**STORED DATA**

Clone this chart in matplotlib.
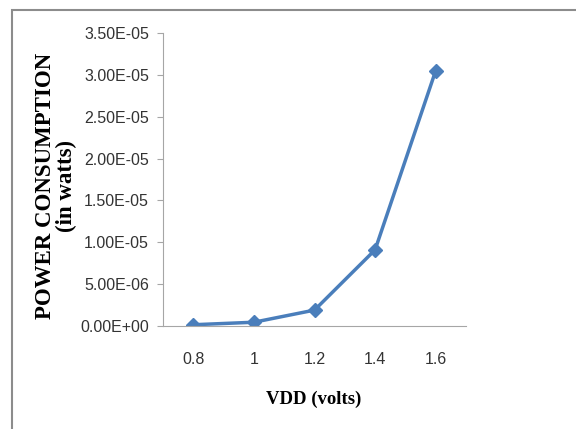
import matplotlib
matplotlib.use("Agg")
import matplotlib.pyplot as plt
from matplotlib.patches import Rectangle

vdd = ["0.8", "1", "1.2", "1.4", "1.6"]
power = [1.5e-7, 4.5e-7, 1.9e-6, 9.1e-6, 3.05e-5]
yticks = [0, 5e-6, 1e-5, 1.5e-5, 2e-5, 2.5e-5, 3e-5, 3.5e-5]
ytick_labels = ["0.00E+00", "5.00E-06", "1.00E-05", "1.50E-05",
                "2.00E-05", "2.50E-05", "3.00E-05", "3.50E-05"]

fig = plt.figure(figsize=(5.76, 4.29), dpi=100)
# outer chart border (gray)
fig.patches.append(Rectangle((12/576, -0.1), 1.2, 1 - 10/429 + 0.1,
                             transform=fig.transFigure, fill=False,
                             edgecolor="#8c8c8c", linewidth=1.5))

ax = fig.add_axes([163/576, 1 - 326/429, 303/576, 293/429])
x = list(range(len(vdd)))
ax.plot(x, power, color="#4A7EBB", linewidth=2.5, marker="D", markersize=7)

ax.set_xlim(-0.5, len(vdd) - 0.5)
ax.set_ylim(0, 3.5e-5)
ax.set_xticks(x)
ax.set_xticklabels(vdd)
ax.set_yticks(yticks)
ax.set_yticklabels(ytick_labels)

for lab in ax.get_xticklabels() + ax.get_yticklabels():
    lab.set_fontfamily("Liberation Sans")
    lab.set_fontsize(11.5)
    lab.set_color("#333333")

for s in ["top", "right"]:
    ax.spines[s].set_visible(False)
ax.spines["left"].set_color("#a6a6a6")
ax.spines["bottom"].set_color("#a6a6a6")
ax.tick_params(axis="y", length=4, color="#a6a6a6", pad=6)
ax.tick_params(axis="x", length=0, pad=19)

fig.text(56/576, 1 - 186/429, "POWER CONSUMPTION\n(in watts)", rotation=90,
         ha="center", va="center", fontsize=16.5, fontweight="bold",
         family="Liberation Serif", linespacing=0.95)
fig.text(314/576, 1 - 399/429, "VDD (volts)", ha="center", va="center",
         fontsize=13.5, fontweight="bold", family="Liberation Serif")

fig.savefig("out.png", dpi=100)
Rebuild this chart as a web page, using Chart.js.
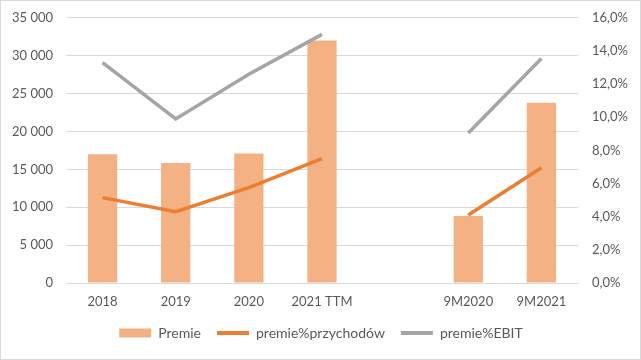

**GIVEN TASK**
Retype the whole listing exactly and leave the pictures out.

**TASK RESPONSE**
Clone this chart in matplotlib.
import matplotlib
matplotlib.use("Agg")
import matplotlib.pyplot as plt
from matplotlib.patches import Rectangle

vdd = ["0.8", "1", "1.2", "1.4", "1.6"]
power = [1.5e-7, 4.5e-7, 1.9e-6, 9.1e-6, 3.05e-5]
yticks = [0, 5e-6, 1e-5, 1.5e-5, 2e-5, 2.5e-5, 3e-5, 3.5e-5]
ytick_labels = ["0.00E+00", "5.00E-06", "1.00E-05", "1.50E-05",
                "2.00E-05", "2.50E-05", "3.00E-05", "3.50E-05"]

fig = plt.figure(figsize=(5.76, 4.29), dpi=100)
# outer chart border (gray)
fig.patches.append(Rectangle((12/576, -0.1), 1.2, 1 - 10/429 + 0.1,
                             transform=fig.transFigure, fill=False,
                             edgecolor="#8c8c8c", linewidth=1.5))

ax = fig.add_axes([163/576, 1 - 326/429, 303/576, 293/429])
x = list(range(len(vdd)))
ax.plot(x, power, color="#4A7EBB", linewidth=2.5, marker="D", markersize=7)

ax.set_xlim(-0.5, len(vdd) - 0.5)
ax.set_ylim(0, 3.5e-5)
ax.set_xticks(x)
ax.set_xticklabels(vdd)
ax.set_yticks(yticks)
ax.set_yticklabels(ytick_labels)

for lab in ax.get_xticklabels() + ax.get_yticklabels():
    lab.set_fontfamily("Liberation Sans")
    lab.set_fontsize(11.5)
    lab.set_color("#333333")

for s in ["top", "right"]:
    ax.spines[s].set_visible(False)
ax.spines["left"].set_color("#a6a6a6")
ax.spines["bottom"].set_color("#a6a6a6")
ax.tick_params(axis="y", length=4, color="#a6a6a6", pad=6)
ax.tick_params(axis="x", length=0, pad=19)

fig.text(56/576, 1 - 186/429, "POWER CONSUMPTION\n(in watts)", rotation=90,
         ha="center", va="center", fontsize=16.5, fontweight="bold",
         family="Liberation Serif", linespacing=0.95)
fig.text(314/576, 1 - 399/429, "VDD (volts)", ha="center", va="center",
         fontsize=13.5, fontweight="bold", family="Liberation Serif")

fig.savefig("out.png", dpi=100)
Rebuild this chart as a web page, using Chart.js.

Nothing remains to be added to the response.